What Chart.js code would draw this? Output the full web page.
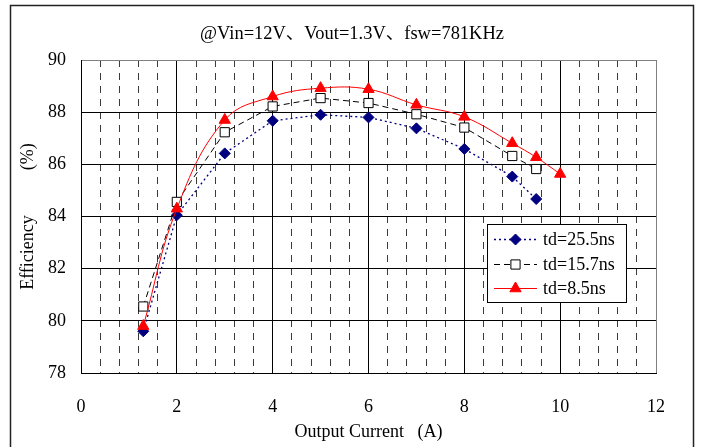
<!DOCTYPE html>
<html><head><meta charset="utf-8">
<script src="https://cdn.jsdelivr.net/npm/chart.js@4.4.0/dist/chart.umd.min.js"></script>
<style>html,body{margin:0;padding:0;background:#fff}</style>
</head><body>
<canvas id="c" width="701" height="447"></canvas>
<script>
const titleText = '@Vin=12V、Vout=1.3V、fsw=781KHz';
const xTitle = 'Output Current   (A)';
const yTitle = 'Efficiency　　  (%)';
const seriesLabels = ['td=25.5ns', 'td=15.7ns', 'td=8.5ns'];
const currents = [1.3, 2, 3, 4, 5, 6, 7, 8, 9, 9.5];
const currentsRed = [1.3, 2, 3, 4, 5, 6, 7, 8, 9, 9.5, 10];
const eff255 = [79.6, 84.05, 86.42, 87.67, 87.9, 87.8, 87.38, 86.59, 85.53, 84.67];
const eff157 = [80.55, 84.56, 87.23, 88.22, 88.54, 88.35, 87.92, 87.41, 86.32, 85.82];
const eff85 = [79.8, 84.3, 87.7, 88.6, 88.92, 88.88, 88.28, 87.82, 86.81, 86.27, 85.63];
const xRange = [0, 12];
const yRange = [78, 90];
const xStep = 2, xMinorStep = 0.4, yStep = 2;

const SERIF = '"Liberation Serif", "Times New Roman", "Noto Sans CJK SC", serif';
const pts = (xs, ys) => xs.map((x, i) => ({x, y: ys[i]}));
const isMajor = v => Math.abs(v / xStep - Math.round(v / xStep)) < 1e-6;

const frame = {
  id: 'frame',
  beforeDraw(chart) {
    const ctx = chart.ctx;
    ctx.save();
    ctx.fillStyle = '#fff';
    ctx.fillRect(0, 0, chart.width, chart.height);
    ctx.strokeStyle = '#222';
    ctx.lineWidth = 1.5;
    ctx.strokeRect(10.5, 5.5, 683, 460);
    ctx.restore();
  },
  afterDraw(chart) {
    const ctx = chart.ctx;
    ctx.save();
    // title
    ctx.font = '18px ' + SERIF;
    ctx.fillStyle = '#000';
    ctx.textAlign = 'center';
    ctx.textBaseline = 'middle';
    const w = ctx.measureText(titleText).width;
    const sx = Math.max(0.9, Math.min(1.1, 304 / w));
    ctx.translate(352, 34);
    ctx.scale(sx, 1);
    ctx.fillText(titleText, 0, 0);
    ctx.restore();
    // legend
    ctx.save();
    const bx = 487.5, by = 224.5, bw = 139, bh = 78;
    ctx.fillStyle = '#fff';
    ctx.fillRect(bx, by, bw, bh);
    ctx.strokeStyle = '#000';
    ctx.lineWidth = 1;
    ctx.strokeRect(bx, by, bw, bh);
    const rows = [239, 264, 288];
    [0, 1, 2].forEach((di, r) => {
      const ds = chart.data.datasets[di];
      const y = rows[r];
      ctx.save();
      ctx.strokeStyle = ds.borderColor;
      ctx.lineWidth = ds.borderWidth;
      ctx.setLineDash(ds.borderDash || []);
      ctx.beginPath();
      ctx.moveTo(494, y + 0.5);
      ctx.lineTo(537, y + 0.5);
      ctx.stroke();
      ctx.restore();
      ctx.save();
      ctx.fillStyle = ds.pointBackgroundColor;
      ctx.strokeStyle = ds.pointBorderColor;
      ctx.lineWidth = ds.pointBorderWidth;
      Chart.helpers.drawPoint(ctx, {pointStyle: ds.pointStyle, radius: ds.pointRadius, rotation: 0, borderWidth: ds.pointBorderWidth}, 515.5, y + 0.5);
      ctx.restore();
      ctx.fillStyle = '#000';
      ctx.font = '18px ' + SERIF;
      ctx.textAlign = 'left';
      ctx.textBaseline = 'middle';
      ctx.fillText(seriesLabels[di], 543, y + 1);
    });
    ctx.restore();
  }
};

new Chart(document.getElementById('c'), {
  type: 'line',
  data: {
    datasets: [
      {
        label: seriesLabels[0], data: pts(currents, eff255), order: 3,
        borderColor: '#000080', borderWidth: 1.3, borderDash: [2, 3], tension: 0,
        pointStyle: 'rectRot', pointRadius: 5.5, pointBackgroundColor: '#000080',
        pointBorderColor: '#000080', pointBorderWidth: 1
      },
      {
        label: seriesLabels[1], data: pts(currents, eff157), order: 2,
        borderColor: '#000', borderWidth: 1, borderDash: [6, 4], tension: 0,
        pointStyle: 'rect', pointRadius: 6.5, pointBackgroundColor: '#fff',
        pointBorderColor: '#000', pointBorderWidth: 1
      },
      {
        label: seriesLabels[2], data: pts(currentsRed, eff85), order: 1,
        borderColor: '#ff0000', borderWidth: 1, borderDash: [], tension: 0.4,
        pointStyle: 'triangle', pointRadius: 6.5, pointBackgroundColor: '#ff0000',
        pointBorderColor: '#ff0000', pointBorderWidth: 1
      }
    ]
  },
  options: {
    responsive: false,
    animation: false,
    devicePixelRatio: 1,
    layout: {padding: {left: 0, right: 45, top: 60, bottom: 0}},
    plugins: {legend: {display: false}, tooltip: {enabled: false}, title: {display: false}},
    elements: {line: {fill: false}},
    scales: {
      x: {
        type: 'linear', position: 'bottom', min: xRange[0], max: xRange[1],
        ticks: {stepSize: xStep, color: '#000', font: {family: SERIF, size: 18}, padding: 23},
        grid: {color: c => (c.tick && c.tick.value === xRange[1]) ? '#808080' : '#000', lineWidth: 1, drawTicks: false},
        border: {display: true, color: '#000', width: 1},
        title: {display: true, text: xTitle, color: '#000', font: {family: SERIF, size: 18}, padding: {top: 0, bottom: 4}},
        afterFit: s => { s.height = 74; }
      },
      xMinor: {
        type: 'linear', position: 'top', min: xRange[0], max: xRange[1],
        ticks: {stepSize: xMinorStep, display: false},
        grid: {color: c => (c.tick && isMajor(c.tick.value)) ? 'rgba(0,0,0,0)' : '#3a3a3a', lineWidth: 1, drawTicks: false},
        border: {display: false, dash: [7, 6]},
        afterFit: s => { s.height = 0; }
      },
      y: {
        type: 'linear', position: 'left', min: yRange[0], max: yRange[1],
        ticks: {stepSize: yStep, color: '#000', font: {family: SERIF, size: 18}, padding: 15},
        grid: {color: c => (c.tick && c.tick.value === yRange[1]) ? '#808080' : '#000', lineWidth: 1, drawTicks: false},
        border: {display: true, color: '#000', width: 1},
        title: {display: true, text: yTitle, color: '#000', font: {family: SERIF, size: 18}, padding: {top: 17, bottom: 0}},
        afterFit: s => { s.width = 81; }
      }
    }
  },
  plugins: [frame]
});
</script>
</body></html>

★ ★ ★ ★ ★ ★ ★

» Brief: Reproduce each line word for word and drop the pictures.

» Solution:
What Chart.js code would draw this? Output the full web page.
<!DOCTYPE html>
<html><head><meta charset="utf-8">
<script src="https://cdn.jsdelivr.net/npm/chart.js@4.4.0/dist/chart.umd.min.js"></script>
<style>html,body{margin:0;padding:0;background:#fff}</style>
</head><body>
<canvas id="c" width="701" height="447"></canvas>
<script>
const titleText = '@Vin=12V、Vout=1.3V、fsw=781KHz';
const xTitle = 'Output Current   (A)';
const yTitle = 'Efficiency　　  (%)';
const seriesLabels = ['td=25.5ns', 'td=15.7ns', 'td=8.5ns'];
const currents = [1.3, 2, 3, 4, 5, 6, 7, 8, 9, 9.5];
const currentsRed = [1.3, 2, 3, 4, 5, 6, 7, 8, 9, 9.5, 10];
const eff255 = [79.6, 84.05, 86.42, 87.67, 87.9, 87.8, 87.38, 86.59, 85.53, 84.67];
const eff157 = [80.55, 84.56, 87.23, 88.22, 88.54, 88.35, 87.92, 87.41, 86.32, 85.82];
const eff85 = [79.8, 84.3, 87.7, 88.6, 88.92, 88.88, 88.28, 87.82, 86.81, 86.27, 85.63];
const xRange = [0, 12];
const yRange = [78, 90];
const xStep = 2, xMinorStep = 0.4, yStep = 2;

const SERIF = '"Liberation Serif", "Times New Roman", "Noto Sans CJK SC", serif';
const pts = (xs, ys) => xs.map((x, i) => ({x, y: ys[i]}));
const isMajor = v => Math.abs(v / xStep - Math.round(v / xStep)) < 1e-6;

const frame = {
  id: 'frame',
  beforeDraw(chart) {
    const ctx = chart.ctx;
    ctx.save();
    ctx.fillStyle = '#fff';
    ctx.fillRect(0, 0, chart.width, chart.height);
    ctx.strokeStyle = '#222';
    ctx.lineWidth = 1.5;
    ctx.strokeRect(10.5, 5.5, 683, 460);
    ctx.restore();
  },
  afterDraw(chart) {
    const ctx = chart.ctx;
    ctx.save();
    // title
    ctx.font = '18px ' + SERIF;
    ctx.fillStyle = '#000';
    ctx.textAlign = 'center';
    ctx.textBaseline = 'middle';
    const w = ctx.measureText(titleText).width;
    const sx = Math.max(0.9, Math.min(1.1, 304 / w));
    ctx.translate(352, 34);
    ctx.scale(sx, 1);
    ctx.fillText(titleText, 0, 0);
    ctx.restore();
    // legend
    ctx.save();
    const bx = 487.5, by = 224.5, bw = 139, bh = 78;
    ctx.fillStyle = '#fff';
    ctx.fillRect(bx, by, bw, bh);
    ctx.strokeStyle = '#000';
    ctx.lineWidth = 1;
    ctx.strokeRect(bx, by, bw, bh);
    const rows = [239, 264, 288];
    [0, 1, 2].forEach((di, r) => {
      const ds = chart.data.datasets[di];
      const y = rows[r];
      ctx.save();
      ctx.strokeStyle = ds.borderColor;
      ctx.lineWidth = ds.borderWidth;
      ctx.setLineDash(ds.borderDash || []);
      ctx.beginPath();
      ctx.moveTo(494, y + 0.5);
      ctx.lineTo(537, y + 0.5);
      ctx.stroke();
      ctx.restore();
      ctx.save();
      ctx.fillStyle = ds.pointBackgroundColor;
      ctx.strokeStyle = ds.pointBorderColor;
      ctx.lineWidth = ds.pointBorderWidth;
      Chart.helpers.drawPoint(ctx, {pointStyle: ds.pointStyle, radius: ds.pointRadius, rotation: 0, borderWidth: ds.pointBorderWidth}, 515.5, y + 0.5);
      ctx.restore();
      ctx.fillStyle = '#000';
      ctx.font = '18px ' + SERIF;
      ctx.textAlign = 'left';
      ctx.textBaseline = 'middle';
      ctx.fillText(seriesLabels[di], 543, y + 1);
    });
    ctx.restore();
  }
};

new Chart(document.getElementById('c'), {
  type: 'line',
  data: {
    datasets: [
      {
        label: seriesLabels[0], data: pts(currents, eff255), order: 3,
        borderColor: '#000080', borderWidth: 1.3, borderDash: [2, 3], tension: 0,
        pointStyle: 'rectRot', pointRadius: 5.5, pointBackgroundColor: '#000080',
        pointBorderColor: '#000080', pointBorderWidth: 1
      },
      {
        label: seriesLabels[1], data: pts(currents, eff157), order: 2,
        borderColor: '#000', borderWidth: 1, borderDash: [6, 4], tension: 0,
        pointStyle: 'rect', pointRadius: 6.5, pointBackgroundColor: '#fff',
        pointBorderColor: '#000', pointBorderWidth: 1
      },
      {
        label: seriesLabels[2], data: pts(currentsRed, eff85), order: 1,
        borderColor: '#ff0000', borderWidth: 1, borderDash: [], tension: 0.4,
        pointStyle: 'triangle', pointRadius: 6.5, pointBackgroundColor: '#ff0000',
        pointBorderColor: '#ff0000', pointBorderWidth: 1
      }
    ]
  },
  options: {
    responsive: false,
    animation: false,
    devicePixelRatio: 1,
    layout: {padding: {left: 0, right: 45, top: 60, bottom: 0}},
    plugins: {legend: {display: false}, tooltip: {enabled: false}, title: {display: false}},
    elements: {line: {fill: false}},
    scales: {
      x: {
        type: 'linear', position: 'bottom', min: xRange[0], max: xRange[1],
        ticks: {stepSize: xStep, color: '#000', font: {family: SERIF, size: 18}, padding: 23},
        grid: {color: c => (c.tick && c.tick.value === xRange[1]) ? '#808080' : '#000', lineWidth: 1, drawTicks: false},
        border: {display: true, color: '#000', width: 1},
        title: {display: true, text: xTitle, color: '#000', font: {family: SERIF, size: 18}, padding: {top: 0, bottom: 4}},
        afterFit: s => { s.height = 74; }
      },
      xMinor: {
        type: 'linear', position: 'top', min: xRange[0], max: xRange[1],
        ticks: {stepSize: xMinorStep, display: false},
        grid: {color: c => (c.tick && isMajor(c.tick.value)) ? 'rgba(0,0,0,0)' : '#3a3a3a', lineWidth: 1, drawTicks: false},
        border: {display: false, dash: [7, 6]},
        afterFit: s => { s.height = 0; }
      },
      y: {
        type: 'linear', position: 'left', min: yRange[0], max: yRange[1],
        ticks: {stepSize: yStep, color: '#000', font: {family: SERIF, size: 18}, padding: 15},
        grid: {color: c => (c.tick && c.tick.value === yRange[1]) ? '#808080' : '#000', lineWidth: 1, drawTicks: false},
        border: {display: true, color: '#000', width: 1},
        title: {display: true, text: yTitle, color: '#000', font: {family: SERIF, size: 18}, padding: {top: 17, bottom: 0}},
        afterFit: s => { s.width = 81; }
      }
    }
  },
  plugins: [frame]
});
</script>
</body></html>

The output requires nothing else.